*Instruction*. Restate the whole listing word for word. Pictures are left out.

*Information supplied*.
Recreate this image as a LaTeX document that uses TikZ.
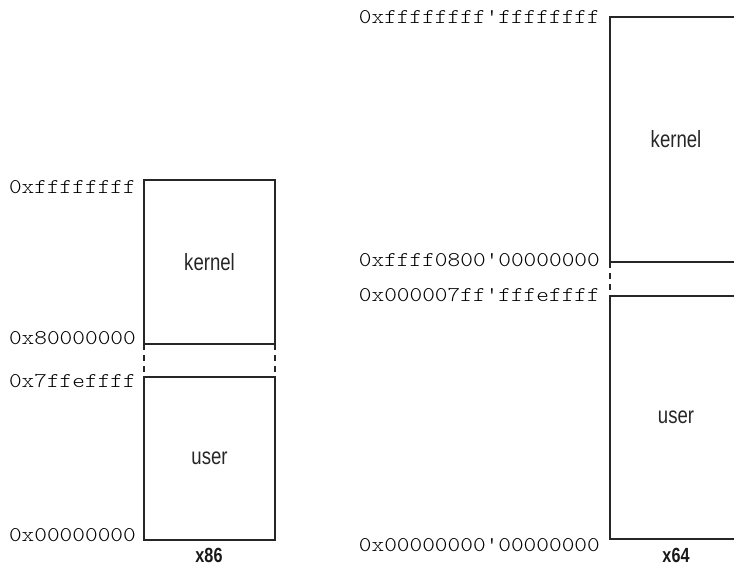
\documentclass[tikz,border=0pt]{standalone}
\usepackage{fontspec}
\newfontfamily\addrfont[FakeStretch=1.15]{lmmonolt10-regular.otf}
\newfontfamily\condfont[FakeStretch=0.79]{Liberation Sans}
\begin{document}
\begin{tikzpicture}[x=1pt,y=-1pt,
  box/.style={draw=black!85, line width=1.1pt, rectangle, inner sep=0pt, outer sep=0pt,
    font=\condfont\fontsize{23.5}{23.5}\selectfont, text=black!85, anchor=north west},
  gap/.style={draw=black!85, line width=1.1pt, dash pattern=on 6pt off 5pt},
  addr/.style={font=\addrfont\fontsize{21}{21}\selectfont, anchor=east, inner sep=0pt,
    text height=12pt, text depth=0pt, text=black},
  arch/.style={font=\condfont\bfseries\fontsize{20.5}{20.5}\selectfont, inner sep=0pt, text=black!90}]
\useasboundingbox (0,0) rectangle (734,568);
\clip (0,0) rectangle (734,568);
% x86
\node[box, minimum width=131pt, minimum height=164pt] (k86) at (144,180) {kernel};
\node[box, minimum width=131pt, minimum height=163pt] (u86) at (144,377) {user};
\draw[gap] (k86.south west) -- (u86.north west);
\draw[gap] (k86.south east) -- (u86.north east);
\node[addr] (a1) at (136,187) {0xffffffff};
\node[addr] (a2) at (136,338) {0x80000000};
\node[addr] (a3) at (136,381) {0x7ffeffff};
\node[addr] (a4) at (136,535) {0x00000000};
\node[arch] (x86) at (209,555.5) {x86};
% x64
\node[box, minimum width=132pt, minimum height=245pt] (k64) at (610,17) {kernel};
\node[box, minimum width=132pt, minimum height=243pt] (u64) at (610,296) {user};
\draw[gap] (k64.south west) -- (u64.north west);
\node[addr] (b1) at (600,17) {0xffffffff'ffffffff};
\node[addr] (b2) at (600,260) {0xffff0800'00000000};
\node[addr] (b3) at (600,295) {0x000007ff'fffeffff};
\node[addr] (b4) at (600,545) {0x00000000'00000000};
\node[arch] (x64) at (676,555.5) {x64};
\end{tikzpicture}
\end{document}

*Written answer*.
Recreate this image as a LaTeX document that uses TikZ.
\documentclass[tikz,border=0pt]{standalone}
\usepackage{fontspec}
\newfontfamily\addrfont[FakeStretch=1.15]{lmmonolt10-regular.otf}
\newfontfamily\condfont[FakeStretch=0.79]{Liberation Sans}
\begin{document}
\begin{tikzpicture}[x=1pt,y=-1pt,
  box/.style={draw=black!85, line width=1.1pt, rectangle, inner sep=0pt, outer sep=0pt,
    font=\condfont\fontsize{23.5}{23.5}\selectfont, text=black!85, anchor=north west},
  gap/.style={draw=black!85, line width=1.1pt, dash pattern=on 6pt off 5pt},
  addr/.style={font=\addrfont\fontsize{21}{21}\selectfont, anchor=east, inner sep=0pt,
    text height=12pt, text depth=0pt, text=black},
  arch/.style={font=\condfont\bfseries\fontsize{20.5}{20.5}\selectfont, inner sep=0pt, text=black!90}]
\useasboundingbox (0,0) rectangle (734,568);
\clip (0,0) rectangle (734,568);
% x86
\node[box, minimum width=131pt, minimum height=164pt] (k86) at (144,180) {kernel};
\node[box, minimum width=131pt, minimum height=163pt] (u86) at (144,377) {user};
\draw[gap] (k86.south west) -- (u86.north west);
\draw[gap] (k86.south east) -- (u86.north east);
\node[addr] (a1) at (136,187) {0xffffffff};
\node[addr] (a2) at (136,338) {0x80000000};
\node[addr] (a3) at (136,381) {0x7ffeffff};
\node[addr] (a4) at (136,535) {0x00000000};
\node[arch] (x86) at (209,555.5) {x86};
% x64
\node[box, minimum width=132pt, minimum height=245pt] (k64) at (610,17) {kernel};
\node[box, minimum width=132pt, minimum height=243pt] (u64) at (610,296) {user};
\draw[gap] (k64.south west) -- (u64.north west);
\node[addr] (b1) at (600,17) {0xffffffff'ffffffff};
\node[addr] (b2) at (600,260) {0xffff0800'00000000};
\node[addr] (b3) at (600,295) {0x000007ff'fffeffff};
\node[addr] (b4) at (600,545) {0x00000000'00000000};
\node[arch] (x64) at (676,555.5) {x64};
\end{tikzpicture}
\end{document}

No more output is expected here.